His substantial—400 page—contribution to the art of mixology was written in 1948, and is still valued as one of the finest manuals offered to those who take pleasure in creating and consuming fine mixed drinks. Heavily in demand, with original copies scarce and going high into the hundreds of dollars, it is always a prize find. Even the racksize Dolphin paperback, which we offer here, is hard to find.
Embury may be self-educated in this field, but his instincts are unfailing. His inventiveness and his flexibility has enabled him to not merely provide prescriptions for all the classics but to explore new channels and to innovate. His approach is imaginative and inspirational—and he really knows his stuff.
The thoughtful prosy introductions to each of the categories of drink Embury covers take the book far beyond being just another compilation of recipes. His lesson on martinis is an eye opener that will broaden your horizons and guide you in your thinking of what you want to get from that family of sophisticated beverages.
Similarly, in writing about sours, he urges trying new combinations and developing your own concoctions. “As a matter of fact,” he declares, “the only difficult feat in foisting new cocktails on an unsuspecting public is naming them.”

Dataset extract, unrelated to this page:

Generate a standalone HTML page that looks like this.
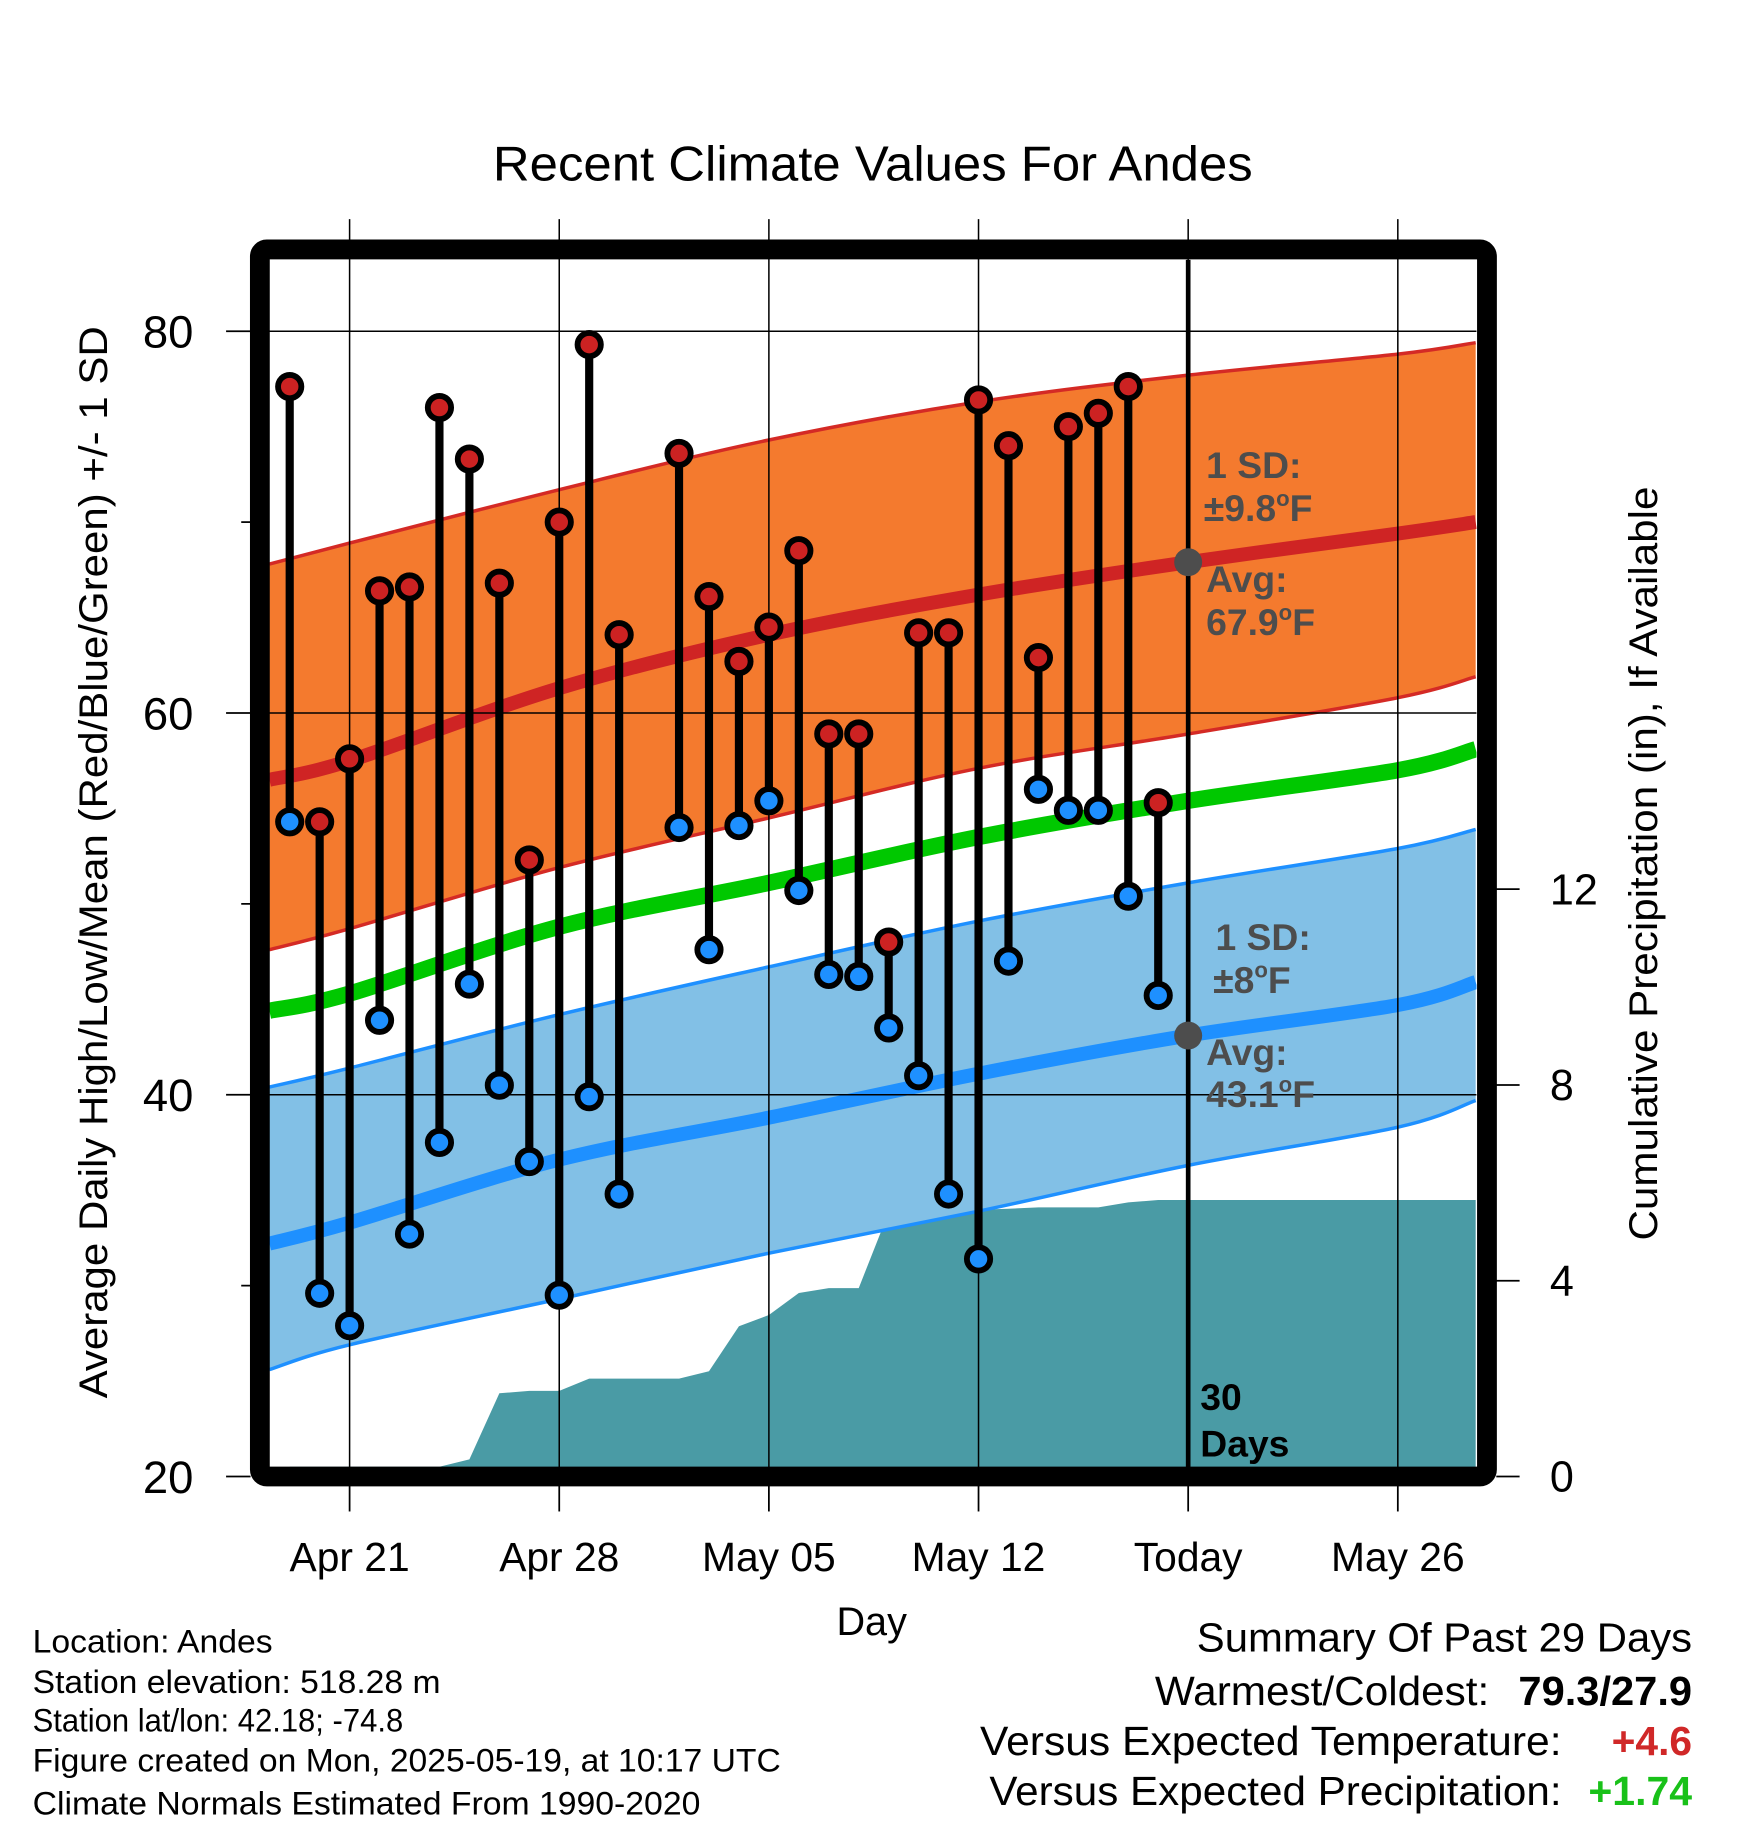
<!DOCTYPE html>
<html><head><meta charset="utf-8"><style>
html,body{margin:0;padding:0;background:#fff}
svg{display:block;font-family:"Liberation Sans",Arial,sans-serif}
</style></head><body>
<svg id="chart" width="1748" height="1828" viewBox="0 0 1500 1568.6" xmlns="http://www.w3.org/2000/svg">
<text x="423" y="155" font-size="42" textLength="652" lengthAdjust="spacingAndGlyphs">Recent Climate Values For Andes</text>
<g id="plot"></g>
<g id="axes"></g>
<text transform="translate(92,740) rotate(-90)" font-size="34" text-anchor="middle" textLength="920" lengthAdjust="spacingAndGlyphs">Average Daily High/Low/Mean (Red/Blue/Green) +/- 1 SD</text>
<text transform="translate(1422,741) rotate(-90)" font-size="34" text-anchor="middle" textLength="647" lengthAdjust="spacingAndGlyphs">Cumulative Precipitation (in), If Available</text>
<text x="748" y="1403" font-size="34" text-anchor="middle">Day</text>
<g font-size="28">
<text x="28" y="1418" textLength="206" lengthAdjust="spacingAndGlyphs">Location: Andes</text>
<text x="28" y="1453" textLength="350" lengthAdjust="spacingAndGlyphs">Station elevation: 518.28 m</text>
<text x="28" y="1486" textLength="318" lengthAdjust="spacingAndGlyphs">Station lat/lon: 42.18; -74.8</text>
<text x="28" y="1520" textLength="642" lengthAdjust="spacingAndGlyphs">Figure created on Mon, 2025-05-19, at 10:17 UTC</text>
<text x="28" y="1557" textLength="573" lengthAdjust="spacingAndGlyphs">Climate Normals Estimated From 1990-2020</text>
</g>
<g font-size="35">
<text x="1027" y="1417" textLength="425" lengthAdjust="spacingAndGlyphs">Summary Of Past 29 Days</text>
<text x="991" y="1463" textLength="287" lengthAdjust="spacingAndGlyphs">Warmest/Coldest:</text>
<text x="1303" y="1463" font-weight="bold" textLength="149" lengthAdjust="spacingAndGlyphs">79.3/27.9</text>
<text x="841" y="1506" textLength="499" lengthAdjust="spacingAndGlyphs">Versus Expected Temperature:</text>
<text x="1383" y="1506" font-weight="bold" fill="#d02828" textLength="69" lengthAdjust="spacingAndGlyphs">+4.6</text>
<text x="849" y="1549" textLength="491" lengthAdjust="spacingAndGlyphs">Versus Expected Precipitation:</text>
<text x="1363" y="1549" font-weight="bold" fill="#19c119" textLength="89" lengthAdjust="spacingAndGlyphs">+1.74</text>
</g>
</svg>
<script>
// normals sampled at day indices (0 = Apr 19)
const normDays=[-0.68,2,9,16,23,30,37,39.6];
const highUpper=[67.8,68.9,71.7,74.3,76.3,77.7,78.8,79.4];
const highAvg=[56.5,57.5,61.3,64.1,66.2,67.9,69.4,70.0];
const highLower=[47.6,48.7,51.9,54.5,57.1,58.9,60.8,61.9];
const meanAvg=[44.4,45.3,48.8,51.1,53.5,55.4,57.0,58.1];
const lowUpper=[40.4,41.4,44.2,46.7,49.1,51.1,52.9,53.9];
const lowAvg=[32.2,33.3,36.6,38.8,41.1,43.1,44.7,45.9];
const lowLower=[25.6,26.9,29.3,31.7,33.9,36.3,38.3,39.7];
const highs=[77.1,54.3,57.6,66.4,66.6,76.0,73.3,66.8,52.3,70.0,79.3,64.1,null,73.6,66.1,62.7,64.5,68.5,58.9,58.9,48.0,64.2,64.2,76.4,74.0,62.9,75.0,75.7,77.1,55.3];
const lows=[54.3,29.6,27.9,43.9,32.7,37.5,45.8,40.5,36.5,29.5,39.9,34.8,null,54.0,47.6,54.1,55.4,50.7,46.3,46.2,43.5,41.0,34.8,31.4,47.0,56.0,54.9,54.9,50.4,45.2];
const precip=[0.2,0.2,0.2,0.2,0.2,0.2,0.35,1.7,1.75,1.75,2.0,2.0,2.0,2.0,2.15,3.07,3.3,3.75,3.85,3.85,5.4,5.42,5.44,5.45,5.47,5.5,5.5,5.5,5.6,5.65];
const xTickLabels=["Apr 21","Apr 28","May 05","May 12","Today","May 26"];
const xTickDays=[2,9,16,23,30,37];
const yTicks=[20,40,60,80];
const yMinor=[30,50,70];
const y2Ticks=[0,4,8,12];
const todayIdx=30, endIdx=39.6, startIdx=-0.68;

const NS="http://www.w3.org/2000/svg";
const X=d=>248.6+25.7*d;
const Y=v=>1267-(v-20)*16.38;
const Y2=p=>1267-p*42;
const plot=document.getElementById('plot'), axes=document.getElementById('axes');
function mk(tag,attrs,parent){const e=document.createElementNS(NS,tag);for(const k in attrs)e.setAttribute(k,attrs[k]);(parent||plot).appendChild(e);return e;}
function P(arr){return arr.map((v,i)=>[X(normDays[i]),Y(v)]);}
function smooth(p,move){let d=(move?'M':'L')+p[0][0]+','+p[0][1];
 for(let i=0;i<p.length-1;i++){const p0=p[i-1]||p[i],p1=p[i],p2=p[i+1],p3=p[i+2]||p2;
  const c1=[p1[0]+(p2[0]-p0[0])/6,p1[1]+(p2[1]-p0[1])/6],c2=[p2[0]-(p3[0]-p1[0])/6,p2[1]-(p3[1]-p1[1])/6];
  d+=' C'+c1[0]+','+c1[1]+' '+c2[0]+','+c2[1]+' '+p2[0]+','+p2[1];}
 return d;}
const L=231,R=1267,T=223,B=1259;
const cp=mk('clipPath',{id:'clp'});
mk('rect',{x:L,y:T,width:R-L,height:B-T},cp);
const g=mk('g',{'clip-path':'url(#clp)'});
// precip area
let pa=[X(0)+','+Y2(0)];precip.forEach((p,i)=>pa.push(X(i)+','+Y2(p)));pa.push(X(endIdx)+','+Y2(precip[precip.length-1]));pa.push(X(endIdx)+','+Y2(0));
let e=mk('polygon',{points:pa.join(' '),fill:'#4a9ba5'},g);

// bands
e=mk('path',{d:smooth(P(highUpper),true)+' '+smooth(P(highLower).reverse(),false)+' Z',fill:'#f47a2e'},g);

e=mk('path',{d:smooth(P(lowUpper),true)+' '+smooth(P(lowLower).reverse(),false)+' Z',fill:'#82c0e6'},g);

[[highUpper,'#d42a25',3,'high-upper-line'],[highLower,'#d42a25',3,'high-lower-line'],[lowUpper,'#1e90ff',3,'low-upper-line'],[lowLower,'#1e90ff',3,'low-lower-line'],[highAvg,'#cf2424',12,'high-avg-line'],[meanAvg,'#00c800',14,'mean-avg-line'],[lowAvg,'#1e90ff',12,'low-avg-line']].forEach(s=>{
 const l=mk('path',{d:smooth(P(s[0]),true),fill:'none',stroke:s[1],'stroke-width':s[2]},g);
 
 
});
// gridlines
xTickDays.forEach(d=>{const l=mk('line',{x1:X(d),x2:X(d),y1:188,y2:B,stroke:'#000','stroke-width':1.3});});
[40,60,80].forEach(v=>{const l=mk('line',{x1:L,x2:R,y1:Y(v),y2:Y(v),stroke:'#000','stroke-width':1.3},g);});
// today line
e=mk('line',{x1:X(todayIdx),x2:X(todayIdx),y1:T,y2:B,stroke:'#000','stroke-width':4});

// stems
highs.forEach((h,i)=>{if(h==null)return;
 const s=mk('line',{x1:X(i),x2:X(i),y1:Y(h),y2:Y(lows[i]),stroke:'#000','stroke-width':7});
 
 const c1=mk('circle',{cx:X(i),cy:Y(h),r:10,fill:'#cc2222',stroke:'#000','stroke-width':5});
 
 const c2=mk('circle',{cx:X(i),cy:Y(lows[i]),r:10,fill:'#1e90ff',stroke:'#000','stroke-width':5});
 
});
// today markers
e=mk('circle',{cx:X(todayIdx),cy:Y(highAvg[5]),r:12,fill:'#4d4d4d'});
e=mk('circle',{cx:X(todayIdx),cy:Y(lowAvg[5]),r:12,fill:'#4d4d4d'});
function txt(x,y,s,attrs,name){const t=mk('text',Object.assign({x:x,y:y},attrs||{}));t.innerHTML=s;return t;}
const ga={'font-size':32,'font-weight':'bold',fill:'#4d4d4d'};
const deg='<tspan font-size="19" dy="-13">o</tspan><tspan dy="13">F</tspan>';
txt(1035,410,'1 SD:',ga,'high-sd-label');
txt(1033,447,'±9.8'+deg,ga,'high-sd-value');
txt(1035,508,'Avg:',ga,'high-avg-label');
txt(1035,545,'67.9'+deg,ga,'high-avg-value');
txt(1043,815,'1 SD:',ga,'low-sd-label');
txt(1041,852,'±8'+deg,ga,'low-sd-value');
txt(1035,914,'Avg:',ga,'low-avg-label');
txt(1035,950,'43.1'+deg,ga,'low-avg-value');
txt(1030,1210,'30',{'font-size':32,'font-weight':'bold'},'days-count');
txt(1030,1250,'Days',{'font-size':32,'font-weight':'bold'},'days-label');
// frame
e=mk('rect',{x:223,y:214,width:1053,height:1053,rx:6,fill:'none',stroke:'#000','stroke-width':17},axes);

// ticks
yTicks.forEach(v=>{const l=mk('line',{x1:194,x2:215,y1:Y(v),y2:Y(v),stroke:'#000','stroke-width':1.5},axes);
 const t=mk('text',{x:166,y:Y(v)+14,'font-size':39,'text-anchor':'end'},axes);t.textContent=v;});
yMinor.forEach(v=>{const l=mk('line',{x1:207,x2:215,y1:Y(v),y2:Y(v),stroke:'#000','stroke-width':1.5},axes);});
y2Ticks.forEach(p=>{const l=mk('line',{x1:1284,x2:1304,y1:Y2(p),y2:Y2(p),stroke:'#000','stroke-width':1.5},axes);
 const t=mk('text',{x:1330,y:Y2(p)+13,'font-size':37},axes);t.textContent=p;});
xTickDays.forEach((d,i)=>{const l=mk('line',{x1:X(d),x2:X(d),y1:1275,y2:1297,stroke:'#000','stroke-width':1.5},axes);
 const t=mk('text',{x:X(d),y:1348,'font-size':35,'text-anchor':'middle'},axes);t.textContent=xTickLabels[i];});
</script>
</body></html>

This is all very refreshing, and it is easy to understand why there is continuing demand for a book on this subject that was published some 70-plus years ago. Our copy, issued in 1961 is in very good condition. Unlike many mass-market paperbacks so often produced on inferior high-acid paper, this edition is printed on quality stock, still white and flexible. The binding is completely sound, although, as with all books that are not sewn, it should not be left in an open position.